Saving accounts can come in different shapes and sizes. Although they all have an AER interest rate which is usually returned annually. Every bank has at least a few saving accounts that you can select from, alongside their other accounts and investment portfolios.
One advantage of saving accounts is that they usually have higher, or much higher, interest rates than the standard current accounts. Most current accounts have interest rates lower than 1%. However, most saving accounts usually have interest rates that are greater than that. Interest rates can vary, but you can surely find some saving accounts with 2 – 3% interest rates in the UK at least. Some may have higher interest rates than this of more like 4 – 5%. Although, saving accounts with an interest rate more than 5% are hard to find at the time of writing.
As such, in respect of interest rates saving accounts are much better than current accounts. A number of saving accounts may only have a small minimum investment requirement as well, which may not be much more than a current account. Some may also be open saving accounts which you can withdraw from anytime. So, they can have quite a few advantages.
Another advantage of saving accounts is that they do not usually have any additional fees associated with them. Unlike some share portfolios which have extra additional commissions and even some current accounts like the Natwest Gold Current Account do have monthly account fees.
However, it’s worth noting that standard saving accounts, at least, are not tax-free. They will have a gross and net interest rate, with net interest highlighting the actual interest returned after tax. As such, this reduces their interest rates.
Savings accounts are also limited to their interest rates. As such, they are somewhat predictable. When interest rates are low most saving accounts will also have low interest rates between 1 – 2%. These are not especially exciting returns.
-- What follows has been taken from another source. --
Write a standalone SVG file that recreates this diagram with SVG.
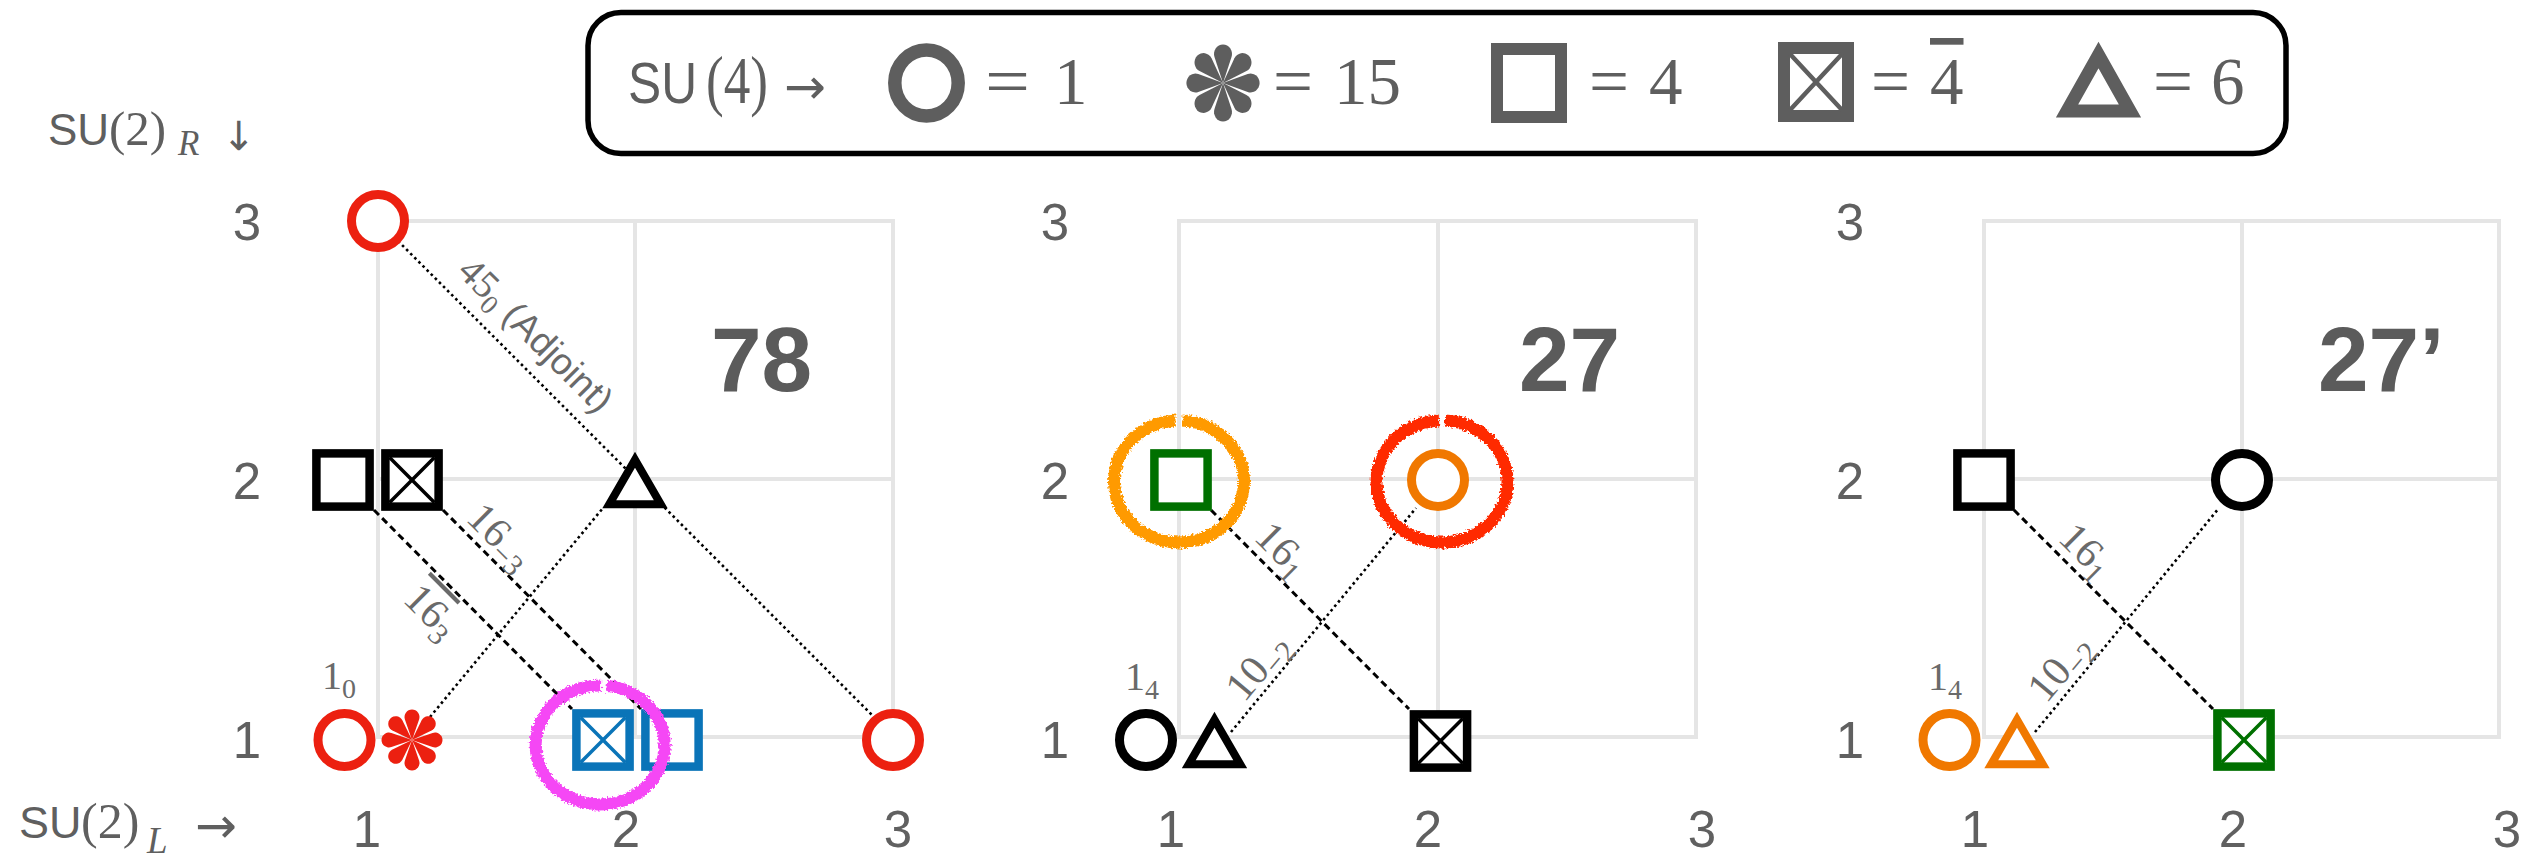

In contrast, bonds have higher rates of interests than most saving accounts. Share portfolios, although much less predictable than saving accounts, can also provide much greater returns. UK Premium Bonds may be something of a lottery, but they too can also eclipse saving accounts, especially when interest rates are down.
These are a few of the pros and cons of saving accounts. When interest rates are higher than usual they can be good, but when that it is not the case then some of the other potential alternatives may be worth noting.